I would be remiss if I did not mention Game Market in Japan and Lucca in Italy.  The game boom in Japan is something everyone knows about. We discovered this show years ago when it was 1000 people and a bunch of tiny booths.  It has grown in attendance to something like 20K people for a weekend but has kept some of it’s charm since self-published games are big in Japan and so many 5 by 5 booths are a thing.  We love this show and try to attend as often as possible but signing new games is much harder since it is no longer a secret. Lucca is something that every geek should see once. I do not recommend getting a booth.  If you are in Europe or at Essen and the dates are close enough, spend some time in Italy for vacation and then check out this show. The ancient walled city becomes a tent city showing off fandom of all kinds. Epic cosplay, Star Wars marching bands, great food, and strange weather from year to year.  When it rains the city becomes a sloppy mess but it is still packed.  
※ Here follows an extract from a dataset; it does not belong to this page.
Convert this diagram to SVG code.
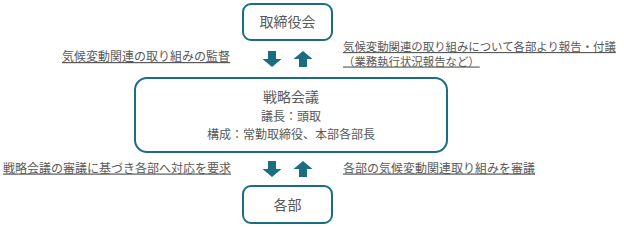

On the streets at Lucca Game and Comic Show

Remember these are my opinions and I am sure other publishers have different views.  My advice is don’t just go to shows because you think you have to. You don’t. Go because it makes sense, because it is connected to your game marketing and branding plan.  Go because it is fun, because you get to see friends, and meet people who have inspired you. Go because it’s good for your business or good for your soul, not because you think you have to.  

I hope this helps.  We built AEG by attending as many shows as possible in the early years.  I often fantasize when building the plan for the year of going back to hard core grass roots marketing.  Hitting the road, sleeping on couches, driving from local show to show and stopping at retailers on the way.  It does work and is very satisfying but I also think that it is built for young people with few attachments and the freedom to travel without worrying about what is back home.  I also think that it would be even more powerful now especially with the ability to update folks with social media and how connected people are. I’d love to see more companies do this.